En mi opinión, nunca se ha registrado un discurso o una expresión más elocuente y conmovedora sobre el tema de la caridad que la que se encuentra en la primera epístola de Pablo a los santos de Corinto, con la cual todos ustedes están bien familiarizados, pero que espero me permitan volver a presentarles:

“Si yo hablase lenguas humanas y angélicas, y no tengo caridad, vengo a ser como metal que resuena, o címbalo que retiñe.
Y si tuviese profecía, y entendiese todos los misterios y toda ciencia, y si tuviese toda la fe, de tal manera que trasladase los montes, y no tengo caridad, nada soy.
Y si repartiese todos mis bienes para dar de comer a los pobres, y si entregase mi cuerpo para ser quemado, y no tengo caridad, de nada me sirve.
La caridad es sufrida, es benigna; la caridad no tiene envidia, la caridad no es jactanciosa, no se envanece;
no hace nada indebido, no busca lo suyo, no se irrita, no guarda rencor;
no se goza de la injusticia, mas se goza de la verdad.
Todo lo sufre, todo lo cree, todo lo espera, todo lo soporta.
La caridad nunca deja de ser…
Y ahora permanecen la fe, la esperanza y la caridad, estos tres; pero el mayor de ellos es la caridad.” (1 Corintios 13:1–8,13)

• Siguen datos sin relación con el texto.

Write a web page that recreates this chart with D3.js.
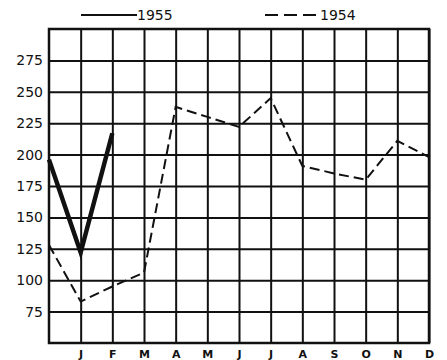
<!DOCTYPE html>
<html>
<head>
<meta charset="utf-8">
<script src="https://cdn.jsdelivr.net/npm/d3@7"></script>
<style>
  body { margin: 0; background: #fff; }
  svg text { font-family: "DejaVu Sans", sans-serif; fill: #111; }
</style>
</head>
<body>
<div id="chart"></div>
<script>
// index 0 = December of previous year (left edge, no label)
var months = ["", "J", "F", "M", "A", "M", "J", "J", "A", "S", "O", "N", "D"];
var yTicks = [75, 100, 125, 150, 175, 200, 225, 250, 275];
var sales1955 = [196, 122, 217];
var sales1954 = [128, 83, 95, 106, 238, 230, 222, 245, 191, 185, 180, 211, 198];

var W = 447, H = 360;
var plotL = 49, plotR = 429, plotT = 29, plotB = 343;

var svg = d3.select("#chart").append("svg").attr("width", W).attr("height", H);

var x = d3.scaleLinear().domain([0, 12]).range([plotL, plotR]);
var y = d3.scaleLinear().domain([50, 300]).range([plotB, plotT]);

// horizontal grid + labels
var yAxis = svg.append("g")
    .attr("transform", "translate(" + plotL + ",0)")
    .call(d3.axisLeft(y).tickValues(yTicks).tickSize(-(plotR - plotL)).tickPadding(6));
yAxis.select(".domain").remove();
yAxis.selectAll("line").attr("stroke", "#111").attr("stroke-width", 2);
yAxis.selectAll("text").attr("font-size", 14).attr("x", -6);

// vertical grid + month labels
var xAxis = svg.append("g")
    .attr("transform", "translate(0," + plotT + ")")
    .call(d3.axisBottom(x).tickValues(d3.range(1, 13)).tickSize(plotB - plotT).tickPadding(7)
      .tickFormat(function(i) { return months[i]; }));
xAxis.select(".domain").remove();
xAxis.selectAll("line").attr("stroke", "#111").attr("stroke-width", 2);
xAxis.selectAll("text").attr("font-size", 11).attr("font-weight", "bold");

// frame
svg.append("rect")
    .attr("x", plotL).attr("y", plotT)
    .attr("width", plotR - plotL).attr("height", plotB - plotT)
    .attr("fill", "none").attr("stroke", "#111").attr("stroke-width", 2.5);

var line = d3.line()
    .x(function(d, i) { return x(i); })
    .y(function(d) { return y(d); });

svg.append("path")
    .datum(sales1954)
    .attr("d", line)
    .attr("fill", "none")
    .attr("stroke", "#111")
    .attr("stroke-width", 2)
    .attr("stroke-dasharray", "10,5");

svg.append("path")
    .datum(sales1955)
    .attr("d", line)
    .attr("fill", "none")
    .attr("stroke", "#111")
    .attr("stroke-width", 4.5);

// legend
var legend = svg.append("g");
legend.append("line")
    .attr("x1", 81).attr("x2", 137).attr("y1", 15).attr("y2", 15)
    .attr("stroke", "#111").attr("stroke-width", 2);
legend.append("text").attr("x", 137).attr("y", 20).attr("font-size", 14).text("1955");
legend.append("line")
    .attr("x1", 265).attr("x2", 321).attr("y1", 15).attr("y2", 15)
    .attr("stroke", "#111").attr("stroke-width", 2)
    .attr("stroke-dasharray", "13,6");
legend.append("text").attr("x", 320).attr("y", 20).attr("font-size", 14).text("1954");
</script>
</body>
</html>
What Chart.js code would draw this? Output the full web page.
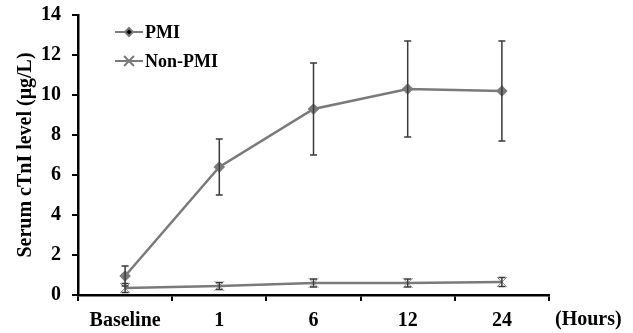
<!DOCTYPE html>
<html>
<head>
<meta charset="utf-8">
<script src="https://cdn.jsdelivr.net/npm/chart.js@4/dist/chart.umd.min.js"></script>
<style>
  html, body { margin: 0; padding: 0; background: #fff; }
  #wrap { width: 633px; height: 333px; }
</style>
</head>
<body>
<div id="wrap"><canvas id="cTnIChart"></canvas></div>
<script>
// values
const timepoints = ['Baseline', '1', '6', '12', '24'];
const pmiMean = [0.95, 6.4, 9.3, 10.3, 10.2];
const pmiErr = [0.5, 1.4, 2.3, 2.4, 2.5];
const nonPmiMean = [0.35, 0.45, 0.6, 0.6, 0.65];
const nonPmiErr = [0.22, 0.18, 0.2, 0.2, 0.22];
const yTicks = [0, 2, 4, 6, 8, 10, 12, 14];

const serif = "'Liberation Serif', 'Times New Roman', serif";
const lineGray = '#7a7a7a';

// error bars, drawn through the y scale
const errorBars = {
    id: 'errorBars',
    afterDatasetsDraw(chart) {
        const ctx = chart.ctx;
        const y = chart.scales.y;
        chart.data.datasets.forEach((ds, di) => {
            const meta = chart.getDatasetMeta(di);
            ds.errors.forEach((e, i) => {
                const pt = meta.data[i];
                const top = y.getPixelForValue(ds.data[i] + e);
                const bot = y.getPixelForValue(Math.max(0, ds.data[i] - e));
                ctx.save();
                ctx.strokeStyle = '#3a3a3a';
                ctx.lineWidth = 1.5;
                ctx.beginPath();
                ctx.moveTo(pt.x, top); ctx.lineTo(pt.x, bot);
                ctx.moveTo(pt.x - 3.5, top); ctx.lineTo(pt.x + 3.5, top);
                ctx.moveTo(pt.x - 3.5, bot); ctx.lineTo(pt.x + 3.5, bot);
                ctx.stroke();
                ctx.restore();
            });
        });
    }
};

// legend inside the plot, plus the "(Hours)" unit label
const extras = {
    id: 'extras',
    afterDraw(chart) {
        const ctx = chart.ctx;
        ctx.save();
        chart.data.datasets.forEach((ds, i) => {
            const ly = 32 + i * 29;
            ctx.strokeStyle = lineGray;
            ctx.lineWidth = 2;
            ctx.beginPath();
            ctx.moveTo(115, ly); ctx.lineTo(143, ly);
            ctx.stroke();
            Chart.helpers.drawPoint(ctx, {
                pointStyle: ds.pointStyle,
                radius: ds.pointRadius,
                borderWidth: ds.pointBorderWidth || 1
            }, 129, ly);
            ctx.fillStyle = '#000';
            ctx.font = 'bold 18px ' + serif;
            ctx.textBaseline = 'middle';
            ctx.fillText(ds.label, 145, ly + 1);
        });
        ctx.font = 'bold 20px ' + serif;
        ctx.textBaseline = 'middle';
        ctx.fillText('(Hours)', 555, 320);
        ctx.restore();
    }
};

new Chart(document.getElementById('cTnIChart'), {
    type: 'line',
    data: {
        labels: timepoints,
        datasets: [
            {
                label: 'PMI',
                data: pmiMean,
                errors: pmiErr,
                borderColor: lineGray,
                backgroundColor: lineGray,
                borderWidth: 2.5,
                pointStyle: 'rectRot',
                pointRadius: 4,
                pointBackgroundColor: lineGray,
                pointBorderColor: lineGray,
                tension: 0
            },
            {
                label: 'Non-PMI',
                data: nonPmiMean,
                errors: nonPmiErr,
                borderColor: lineGray,
                backgroundColor: lineGray,
                borderWidth: 2.5,
                pointStyle: 'crossRot',
                pointRadius: 7,
                pointBorderWidth: 1,
                pointBorderColor: '#8a8a8a',
                tension: 0
            }
        ]
    },
    options: {
        responsive: true,
        maintainAspectRatio: false,
        animation: false,
        layout: { padding: { top: 15, right: 84, left: 0, bottom: 0 } },
        plugins: { legend: { display: false }, tooltip: { enabled: false } },
        scales: {
            x: {
                offset: true,
                grid: { offset: true, drawOnChartArea: false, drawTicks: true, tickLength: 6, color: '#000', lineWidth: 2 },
                border: { color: '#000', width: 2.5 },
                ticks: { color: '#000', font: { family: serif, size: 20, weight: 'bold' }, padding: 8, maxRotation: 0 },
                afterFit(s) { s.height = 38; s.paddingLeft = 0; s.paddingRight = 0; }
            },
            y: {
                min: 0,
                max: 14,
                afterBuildTicks(s) { s.ticks = yTicks.map(v => ({ value: v })); },
                grid: { drawOnChartArea: false, drawTicks: true, tickLength: 6, color: '#000', lineWidth: 2 },
                border: { color: '#000', width: 2.5 },
                ticks: { color: '#000', font: { family: serif, size: 20, weight: 'bold' }, padding: 11 },
                title: {
                    display: true,
                    text: 'Serum cTnI level (\u03bcg/L)',
                    color: '#000',
                    font: { family: serif, size: 20, weight: 'bold' },
                    padding: { top: 14, bottom: 0 }
                },
                afterFit(s) { s.width = 78; s.paddingTop = 0; s.paddingBottom = 0; }
            }
        }
    },
    plugins: [errorBars, extras]
});
</script>
</body>
</html>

Al concluir una de las últimas sesiones de una conferencia general, creo que fue en 1902, el presidente Joseph F. Smith hizo un llamamiento a los miembros de la Iglesia con estas palabras:

“Esperamos y oramos para que ustedes regresen de esta conferencia a sus hogares con el sentimiento en sus corazones y desde lo profundo de sus almas de perdonar unos a otros y de no albergar jamás, desde este momento en adelante, rencor hacia otro ser humano. No me importa si es miembro de la Iglesia de Jesucristo de los Santos de los Últimos Días o no, si es amigo o enemigo, si es bueno o malo. Es sumamente perjudicial para cualquier hombre que posea el sacerdocio y goce del don del Espíritu Santo, albergar el espíritu de envidia o rencor, o deseos de venganza o intolerancia hacia su prójimo. Debemos decir en nuestros corazones: ‘Deja que Dios juzgue entre tú y yo, pero en cuanto a mí, ¡yo perdonaré!’ (DyC 64:11).
Les digo que los santos de los últimos días que guardan sentimientos de falta de perdón en sus almas son más censurables que aquellos que han pecado contra ellos. Vayan a casa y desechen la envidia y el odio de sus corazones; desechen el sentimiento de falta de perdón, y cultiven en sus almas el espíritu de Cristo, que clamó desde la cruz: ‘Padre, perdónalos, porque no saben lo que hacen’” (Lucas 23:34).

“…a menos que tengáis caridad,” dijo Moroni en su mensaje final a los lamanitas, “no podréis ser salvos en el reino de Dios; tampoco podréis ser salvos en el reino de Dios si no tenéis fe; ni podréis si no tenéis esperanza.” (Mormón 10:21)

Su padre, Mormón, habló de la caridad con estas palabras:

“Pero la caridad es el amor puro de Cristo, y permanece para siempre; y a quien la posea en el postrer día, bienaventurado será.

Por tanto, amados hermanos míos, rogad al Padre con toda la energía de vuestros corazones, que seáis llenos de este amor, que él ha concedido a todos los que son verdaderos seguidores de su Hijo, Jesucristo; para que lleguéis a ser hijos de Dios; para que cuando él aparezca, seamos semejantes a él, porque lo veremos tal como es.” (Mormón 7:47–48)

Y con las palabras de Mormón, yo oro, como él oró:

“Que tengamos esta esperanza; que seamos purificados así como él es puro” (Mormón 7:48), en el nombre de Jesucristo, el Señor. Amén.